What's a good way to remove chain oil--make that car engine oil-- from leather sneakers? 

(I was trying an experiment with car engine oil on my chain. Happened to crash and got the overly wet chain and chainring all over my brand new white sneakers.)


----------



## JCavilia (Sep 12, 2005)

Soap. Saddle soap is designed to condition leather as well as clean, if you're concerned about drying out the leather. But I wouldn't hold out much hope that those shoes will be very white again ;-)

You were using straight motor oil on the chain? Not many try that; seems inherently messy, as you learned. Many of us use a home-brew lube consisting of motor oil diluted with odorless mineral spirits. The thinned lube gets into the small spaces well, and is easier to wipe off the outside. After the solvent evaporates you're left with a nice film of oil where you need it.


----------



## clem91 (Aug 1, 2011)

Use some detergent like fairy liquid or equivilant. Should help anyway


----------



## rijndael (Jun 8, 2011)

Dawn works well.


----------



## Zombie John (Jul 25, 2011)

Once oil hits your clothes -- including shoes -- it's pretty much inpossible to do anything about it.

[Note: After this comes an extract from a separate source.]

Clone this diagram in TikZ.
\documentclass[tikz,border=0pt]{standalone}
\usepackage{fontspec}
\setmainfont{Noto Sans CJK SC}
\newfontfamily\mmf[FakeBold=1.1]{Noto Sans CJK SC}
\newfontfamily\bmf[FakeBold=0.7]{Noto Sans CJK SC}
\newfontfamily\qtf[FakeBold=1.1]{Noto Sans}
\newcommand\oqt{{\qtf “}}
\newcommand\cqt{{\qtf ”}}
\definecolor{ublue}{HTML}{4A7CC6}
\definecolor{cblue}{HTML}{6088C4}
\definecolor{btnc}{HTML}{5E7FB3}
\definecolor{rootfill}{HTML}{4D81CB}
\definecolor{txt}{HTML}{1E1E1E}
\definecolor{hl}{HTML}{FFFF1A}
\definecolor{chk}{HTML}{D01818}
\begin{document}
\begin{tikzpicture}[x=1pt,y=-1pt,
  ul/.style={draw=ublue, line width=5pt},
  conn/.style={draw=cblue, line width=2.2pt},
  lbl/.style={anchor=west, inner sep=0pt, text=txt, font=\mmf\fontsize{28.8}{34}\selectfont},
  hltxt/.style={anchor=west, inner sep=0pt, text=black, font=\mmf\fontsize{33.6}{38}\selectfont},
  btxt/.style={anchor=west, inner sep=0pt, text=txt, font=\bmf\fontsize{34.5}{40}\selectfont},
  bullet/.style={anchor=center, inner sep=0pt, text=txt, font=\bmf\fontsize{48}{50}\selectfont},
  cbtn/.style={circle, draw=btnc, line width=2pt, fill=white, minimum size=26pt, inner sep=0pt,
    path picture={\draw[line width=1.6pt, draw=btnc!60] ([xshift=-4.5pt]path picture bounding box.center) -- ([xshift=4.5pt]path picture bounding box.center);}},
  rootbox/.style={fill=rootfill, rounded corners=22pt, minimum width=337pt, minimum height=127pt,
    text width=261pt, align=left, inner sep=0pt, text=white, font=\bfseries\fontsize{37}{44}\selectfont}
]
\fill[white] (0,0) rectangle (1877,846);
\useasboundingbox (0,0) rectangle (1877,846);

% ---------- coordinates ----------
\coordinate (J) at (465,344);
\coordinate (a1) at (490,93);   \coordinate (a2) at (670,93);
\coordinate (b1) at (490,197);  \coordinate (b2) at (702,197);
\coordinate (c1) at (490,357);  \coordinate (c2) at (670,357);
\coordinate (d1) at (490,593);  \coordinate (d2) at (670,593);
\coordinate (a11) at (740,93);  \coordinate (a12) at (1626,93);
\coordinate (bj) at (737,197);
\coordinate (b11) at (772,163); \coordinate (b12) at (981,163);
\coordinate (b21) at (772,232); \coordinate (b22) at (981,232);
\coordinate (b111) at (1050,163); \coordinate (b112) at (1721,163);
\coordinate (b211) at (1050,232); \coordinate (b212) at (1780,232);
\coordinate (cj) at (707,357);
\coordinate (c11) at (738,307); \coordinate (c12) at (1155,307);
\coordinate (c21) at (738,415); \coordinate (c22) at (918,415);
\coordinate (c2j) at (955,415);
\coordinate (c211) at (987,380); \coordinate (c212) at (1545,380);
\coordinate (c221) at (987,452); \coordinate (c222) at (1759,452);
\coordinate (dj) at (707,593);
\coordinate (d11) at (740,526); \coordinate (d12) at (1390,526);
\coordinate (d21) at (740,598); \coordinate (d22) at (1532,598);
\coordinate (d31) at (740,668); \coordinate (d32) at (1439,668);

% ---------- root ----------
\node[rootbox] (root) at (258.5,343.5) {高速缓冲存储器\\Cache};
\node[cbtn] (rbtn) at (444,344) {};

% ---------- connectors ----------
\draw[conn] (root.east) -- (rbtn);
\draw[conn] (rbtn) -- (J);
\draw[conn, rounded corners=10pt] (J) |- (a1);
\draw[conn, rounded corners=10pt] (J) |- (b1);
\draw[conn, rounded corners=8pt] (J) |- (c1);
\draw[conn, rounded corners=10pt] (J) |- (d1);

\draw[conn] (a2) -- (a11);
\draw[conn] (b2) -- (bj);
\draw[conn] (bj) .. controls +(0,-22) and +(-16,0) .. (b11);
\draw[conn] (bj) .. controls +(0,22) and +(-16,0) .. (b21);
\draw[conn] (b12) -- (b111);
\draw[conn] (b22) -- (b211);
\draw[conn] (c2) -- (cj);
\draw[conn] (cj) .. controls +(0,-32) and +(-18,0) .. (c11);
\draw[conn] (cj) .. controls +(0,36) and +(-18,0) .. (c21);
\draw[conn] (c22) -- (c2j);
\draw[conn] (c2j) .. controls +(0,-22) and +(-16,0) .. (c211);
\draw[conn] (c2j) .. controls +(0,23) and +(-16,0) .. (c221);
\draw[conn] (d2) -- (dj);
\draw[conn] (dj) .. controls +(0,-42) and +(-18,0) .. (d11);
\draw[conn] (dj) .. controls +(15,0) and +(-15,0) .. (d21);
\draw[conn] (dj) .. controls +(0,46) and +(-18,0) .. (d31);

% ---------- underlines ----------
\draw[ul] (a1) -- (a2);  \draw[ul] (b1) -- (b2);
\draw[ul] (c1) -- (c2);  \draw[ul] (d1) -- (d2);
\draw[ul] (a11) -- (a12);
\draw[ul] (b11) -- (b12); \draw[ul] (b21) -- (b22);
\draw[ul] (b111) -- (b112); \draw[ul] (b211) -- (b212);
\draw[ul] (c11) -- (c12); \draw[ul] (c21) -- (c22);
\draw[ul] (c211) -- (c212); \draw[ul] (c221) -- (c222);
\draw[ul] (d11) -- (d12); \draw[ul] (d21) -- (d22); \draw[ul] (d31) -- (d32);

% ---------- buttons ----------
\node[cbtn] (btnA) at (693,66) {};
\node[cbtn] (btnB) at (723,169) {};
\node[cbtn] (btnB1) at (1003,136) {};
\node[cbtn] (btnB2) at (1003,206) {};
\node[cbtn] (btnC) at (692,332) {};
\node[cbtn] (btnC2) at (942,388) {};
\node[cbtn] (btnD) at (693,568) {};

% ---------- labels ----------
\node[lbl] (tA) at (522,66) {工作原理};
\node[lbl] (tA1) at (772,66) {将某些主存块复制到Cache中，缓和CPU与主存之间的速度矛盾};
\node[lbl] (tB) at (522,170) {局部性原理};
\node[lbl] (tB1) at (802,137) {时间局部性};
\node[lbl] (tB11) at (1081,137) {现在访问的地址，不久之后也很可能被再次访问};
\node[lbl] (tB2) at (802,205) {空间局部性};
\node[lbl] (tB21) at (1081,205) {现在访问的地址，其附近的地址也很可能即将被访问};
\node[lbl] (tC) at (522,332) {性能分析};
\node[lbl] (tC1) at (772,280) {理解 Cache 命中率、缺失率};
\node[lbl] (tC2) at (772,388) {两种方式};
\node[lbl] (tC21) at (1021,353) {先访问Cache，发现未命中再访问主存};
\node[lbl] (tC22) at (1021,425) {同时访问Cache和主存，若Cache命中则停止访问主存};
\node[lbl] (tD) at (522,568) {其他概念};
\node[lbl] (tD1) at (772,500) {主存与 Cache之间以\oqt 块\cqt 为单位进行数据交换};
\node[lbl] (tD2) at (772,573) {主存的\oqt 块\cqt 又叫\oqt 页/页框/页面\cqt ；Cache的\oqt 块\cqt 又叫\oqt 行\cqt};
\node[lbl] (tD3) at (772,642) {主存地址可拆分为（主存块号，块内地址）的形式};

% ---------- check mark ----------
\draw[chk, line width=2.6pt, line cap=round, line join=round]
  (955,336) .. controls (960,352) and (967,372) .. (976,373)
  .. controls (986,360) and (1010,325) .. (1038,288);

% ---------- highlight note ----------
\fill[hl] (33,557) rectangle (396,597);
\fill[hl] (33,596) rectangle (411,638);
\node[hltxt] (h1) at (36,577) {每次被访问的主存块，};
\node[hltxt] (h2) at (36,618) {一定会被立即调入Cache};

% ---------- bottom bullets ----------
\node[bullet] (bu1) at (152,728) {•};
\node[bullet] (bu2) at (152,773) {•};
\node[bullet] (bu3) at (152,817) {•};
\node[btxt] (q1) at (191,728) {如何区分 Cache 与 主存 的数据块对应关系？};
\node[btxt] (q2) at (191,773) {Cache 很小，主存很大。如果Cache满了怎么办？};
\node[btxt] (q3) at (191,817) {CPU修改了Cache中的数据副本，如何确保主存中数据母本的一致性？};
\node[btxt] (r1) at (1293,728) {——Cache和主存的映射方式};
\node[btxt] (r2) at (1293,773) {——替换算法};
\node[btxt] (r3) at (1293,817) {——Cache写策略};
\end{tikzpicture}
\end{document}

I change my own oil and do most of my own mechanic work. Oil doesn't come out.


----------



## Special Eyes (Feb 2, 2011)

You'll never get the stain fully out. You can throw them in a dumpster and join all the other sad cases that wore clean white shoes while working on their bikes/cars/trucks etc. Consider it a learning experience.


----------



## fabsroman (Jul 14, 2006)

Zombie John said:


> Once oil hits your clothes -- including shoes -- it's pretty much inpossible to do anything about it.
> 
> I change my own oil and do most of my own mechanic work. Oil doesn't come out.


Yep. Ruined some shirts changing oil from my vehicles. Diesel fuel isn't good for clothing either. Getting the smell out is almost impossible with diesel fuel and getting the stain out is almost impossible with motor oil.


----------



## High Gear (Mar 9, 2002)

*Try this.*

My mom used to use this on my engin oil stained Levi's and it worked magic.

http://www.globalindustrial.com/p/f...Detergents-google_pr&infoParam.campaignId=T9F


----------



## siclmn (Feb 7, 2004)

Toothbrush and waterless hand cleaner, scrub away.


----------



## Defisch (Oct 13, 2009)

I've used Greased Lightning and Purple Power degreaser. both work really well.


----------



## F45 (Nov 25, 2010)

JCavilia said:


> Many of us use a home-brew lube consisting of motor oil diluted with odorless mineral spirits. The thinned lube gets into the small spaces well, and is easier to wipe off the outside. After the solvent evaporates you're left with a nice film of oil where you need it.


How is that different from WD-40?


----------



## Shaba (Mar 16, 2011)

As mentioned: waterless hand cleaner. This stuff gets oil and grease stains out of clothes. I haven't tried it on leather, but it's worth a shot.


----------